» **PROBLEM DESCRIPTION**:
Leave out the images and repeat the listing below without a single change.

* * *

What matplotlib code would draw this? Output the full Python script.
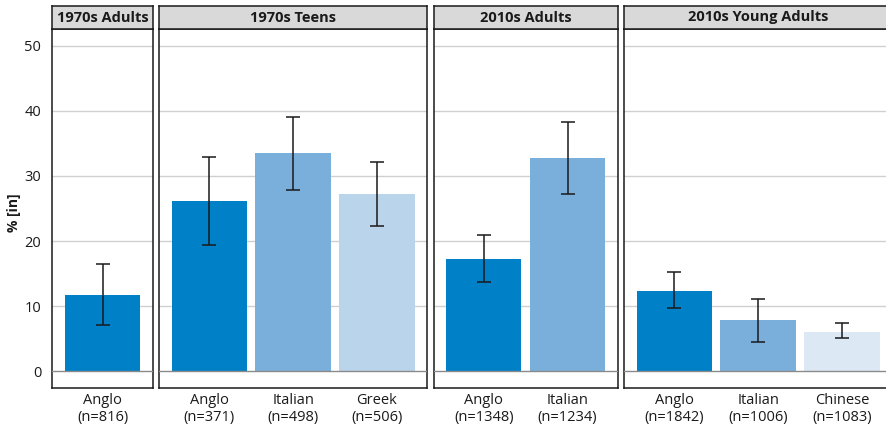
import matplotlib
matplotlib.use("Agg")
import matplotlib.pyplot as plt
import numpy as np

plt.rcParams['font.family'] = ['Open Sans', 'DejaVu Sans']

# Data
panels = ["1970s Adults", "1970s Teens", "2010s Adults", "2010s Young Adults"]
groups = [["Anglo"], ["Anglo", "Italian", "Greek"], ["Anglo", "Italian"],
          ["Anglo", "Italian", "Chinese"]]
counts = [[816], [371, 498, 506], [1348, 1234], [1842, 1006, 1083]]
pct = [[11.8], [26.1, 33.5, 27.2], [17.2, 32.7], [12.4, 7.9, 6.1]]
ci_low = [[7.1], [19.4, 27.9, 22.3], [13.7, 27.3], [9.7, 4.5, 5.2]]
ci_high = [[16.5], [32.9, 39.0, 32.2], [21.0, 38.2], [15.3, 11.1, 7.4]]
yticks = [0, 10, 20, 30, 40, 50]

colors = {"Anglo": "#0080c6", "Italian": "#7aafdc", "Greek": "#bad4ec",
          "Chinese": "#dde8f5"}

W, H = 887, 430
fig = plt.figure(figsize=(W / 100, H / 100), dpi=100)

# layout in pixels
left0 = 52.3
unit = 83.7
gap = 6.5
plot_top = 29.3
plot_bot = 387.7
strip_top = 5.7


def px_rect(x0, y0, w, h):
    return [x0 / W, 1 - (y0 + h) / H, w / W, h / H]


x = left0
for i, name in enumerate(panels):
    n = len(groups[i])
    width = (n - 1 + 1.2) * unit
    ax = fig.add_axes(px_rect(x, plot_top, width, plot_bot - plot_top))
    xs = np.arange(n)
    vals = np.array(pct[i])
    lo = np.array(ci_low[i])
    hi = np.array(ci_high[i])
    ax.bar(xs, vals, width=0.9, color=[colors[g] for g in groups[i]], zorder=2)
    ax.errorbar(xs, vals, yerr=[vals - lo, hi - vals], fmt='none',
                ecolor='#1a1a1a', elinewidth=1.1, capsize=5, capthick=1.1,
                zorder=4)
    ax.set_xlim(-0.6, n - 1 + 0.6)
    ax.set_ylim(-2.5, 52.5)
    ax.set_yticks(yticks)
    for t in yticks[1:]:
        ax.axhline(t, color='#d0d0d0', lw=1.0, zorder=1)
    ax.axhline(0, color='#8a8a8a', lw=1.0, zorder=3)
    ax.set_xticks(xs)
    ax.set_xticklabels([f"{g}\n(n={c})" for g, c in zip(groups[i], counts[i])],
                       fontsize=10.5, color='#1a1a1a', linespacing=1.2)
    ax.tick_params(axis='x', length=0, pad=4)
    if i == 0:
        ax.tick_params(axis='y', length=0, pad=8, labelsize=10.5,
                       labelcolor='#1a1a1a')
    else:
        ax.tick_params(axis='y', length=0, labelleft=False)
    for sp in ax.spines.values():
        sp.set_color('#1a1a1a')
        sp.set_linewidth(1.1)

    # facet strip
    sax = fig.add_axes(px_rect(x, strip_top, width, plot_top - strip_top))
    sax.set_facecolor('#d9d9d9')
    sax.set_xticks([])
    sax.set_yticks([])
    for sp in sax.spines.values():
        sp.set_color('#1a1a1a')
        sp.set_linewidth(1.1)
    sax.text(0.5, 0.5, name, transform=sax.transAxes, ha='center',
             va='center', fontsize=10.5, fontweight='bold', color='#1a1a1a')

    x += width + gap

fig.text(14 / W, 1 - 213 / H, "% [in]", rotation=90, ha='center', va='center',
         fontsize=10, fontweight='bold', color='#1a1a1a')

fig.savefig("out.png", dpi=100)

* * *

» **SOLUTION TO THE PROBLEM**:
What matplotlib code would draw this? Output the full Python script.
import matplotlib
matplotlib.use("Agg")
import matplotlib.pyplot as plt
import numpy as np

plt.rcParams['font.family'] = ['Open Sans', 'DejaVu Sans']

# Data
panels = ["1970s Adults", "1970s Teens", "2010s Adults", "2010s Young Adults"]
groups = [["Anglo"], ["Anglo", "Italian", "Greek"], ["Anglo", "Italian"],
          ["Anglo", "Italian", "Chinese"]]
counts = [[816], [371, 498, 506], [1348, 1234], [1842, 1006, 1083]]
pct = [[11.8], [26.1, 33.5, 27.2], [17.2, 32.7], [12.4, 7.9, 6.1]]
ci_low = [[7.1], [19.4, 27.9, 22.3], [13.7, 27.3], [9.7, 4.5, 5.2]]
ci_high = [[16.5], [32.9, 39.0, 32.2], [21.0, 38.2], [15.3, 11.1, 7.4]]
yticks = [0, 10, 20, 30, 40, 50]

colors = {"Anglo": "#0080c6", "Italian": "#7aafdc", "Greek": "#bad4ec",
          "Chinese": "#dde8f5"}

W, H = 887, 430
fig = plt.figure(figsize=(W / 100, H / 100), dpi=100)

# layout in pixels
left0 = 52.3
unit = 83.7
gap = 6.5
plot_top = 29.3
plot_bot = 387.7
strip_top = 5.7


def px_rect(x0, y0, w, h):
    return [x0 / W, 1 - (y0 + h) / H, w / W, h / H]


x = left0
for i, name in enumerate(panels):
    n = len(groups[i])
    width = (n - 1 + 1.2) * unit
    ax = fig.add_axes(px_rect(x, plot_top, width, plot_bot - plot_top))
    xs = np.arange(n)
    vals = np.array(pct[i])
    lo = np.array(ci_low[i])
    hi = np.array(ci_high[i])
    ax.bar(xs, vals, width=0.9, color=[colors[g] for g in groups[i]], zorder=2)
    ax.errorbar(xs, vals, yerr=[vals - lo, hi - vals], fmt='none',
                ecolor='#1a1a1a', elinewidth=1.1, capsize=5, capthick=1.1,
                zorder=4)
    ax.set_xlim(-0.6, n - 1 + 0.6)
    ax.set_ylim(-2.5, 52.5)
    ax.set_yticks(yticks)
    for t in yticks[1:]:
        ax.axhline(t, color='#d0d0d0', lw=1.0, zorder=1)
    ax.axhline(0, color='#8a8a8a', lw=1.0, zorder=3)
    ax.set_xticks(xs)
    ax.set_xticklabels([f"{g}\n(n={c})" for g, c in zip(groups[i], counts[i])],
                       fontsize=10.5, color='#1a1a1a', linespacing=1.2)
    ax.tick_params(axis='x', length=0, pad=4)
    if i == 0:
        ax.tick_params(axis='y', length=0, pad=8, labelsize=10.5,
                       labelcolor='#1a1a1a')
    else:
        ax.tick_params(axis='y', length=0, labelleft=False)
    for sp in ax.spines.values():
        sp.set_color('#1a1a1a')
        sp.set_linewidth(1.1)

    # facet strip
    sax = fig.add_axes(px_rect(x, strip_top, width, plot_top - strip_top))
    sax.set_facecolor('#d9d9d9')
    sax.set_xticks([])
    sax.set_yticks([])
    for sp in sax.spines.values():
        sp.set_color('#1a1a1a')
        sp.set_linewidth(1.1)
    sax.text(0.5, 0.5, name, transform=sax.transAxes, ha='center',
             va='center', fontsize=10.5, fontweight='bold', color='#1a1a1a')

    x += width + gap

fig.text(14 / W, 1 - 213 / H, "% [in]", rotation=90, ha='center', va='center',
         fontsize=10, fontweight='bold', color='#1a1a1a')

fig.savefig("out.png", dpi=100)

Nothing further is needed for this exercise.